Can California employers have use-it-or-lose-it vacation?
No. Under Labor Code § 227.3 and Suastez v. Plastic Dress-Up Co. (1982), accrued vacation is wages and cannot be forfeited. 'Use by year-end or lose it' policies are illegal.
Can employers cap vacation accrual?
Yes — reasonable accrual caps are allowed. Once a worker hits the cap, they stop accruing more until they use some of the existing balance. The DLSE has considered caps of 1.5-2× annual accrual as reasonable. Existing accrued balances are protected; the cap only stops further accrual.
Does PTO have to pay out at termination too?
Yes, if the PTO can be used for any reason at the worker's choice. California treats vacation and 'general PTO' the same way under § 227.3. PTO that's restricted to sick-only does not have to pay out (treated as sick leave).
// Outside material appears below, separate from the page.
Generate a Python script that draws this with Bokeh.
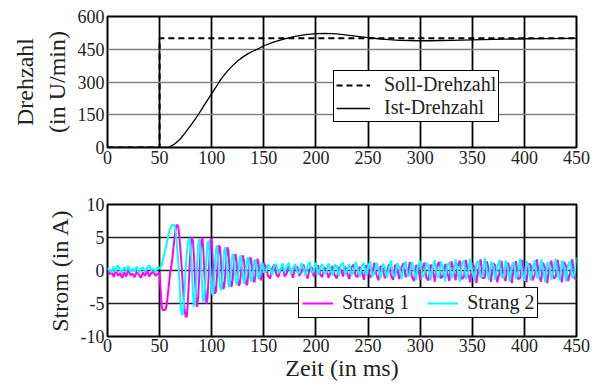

What rate does vacation pay out at?
At the worker's final rate of pay — usually their last hourly rate or salary equivalent. If the worker's rate increased over time, the higher final rate applies to all accrued vacation, not the rate at the time of accrual.
How does Teambridge handle this?
Vacation accrues per the configured policy (hours per period, etc.) and is tagged as wages on the wage statement. Caps stop further accrual but never forfeit existing balance. At separation, 100% of the balance pays out at the final rate as part of the final paycheck.
What if the worker had a 1-year-then-vest policy?
Vesting schedules are allowed for the FIRST year of employment only. After 1 year, vacation must accrue ratably as it is earned. A blanket '1-year-cliff' that forfeits everything if the worker leaves before 1 year is generally allowed; cliff periods longer than 1 year are problematic.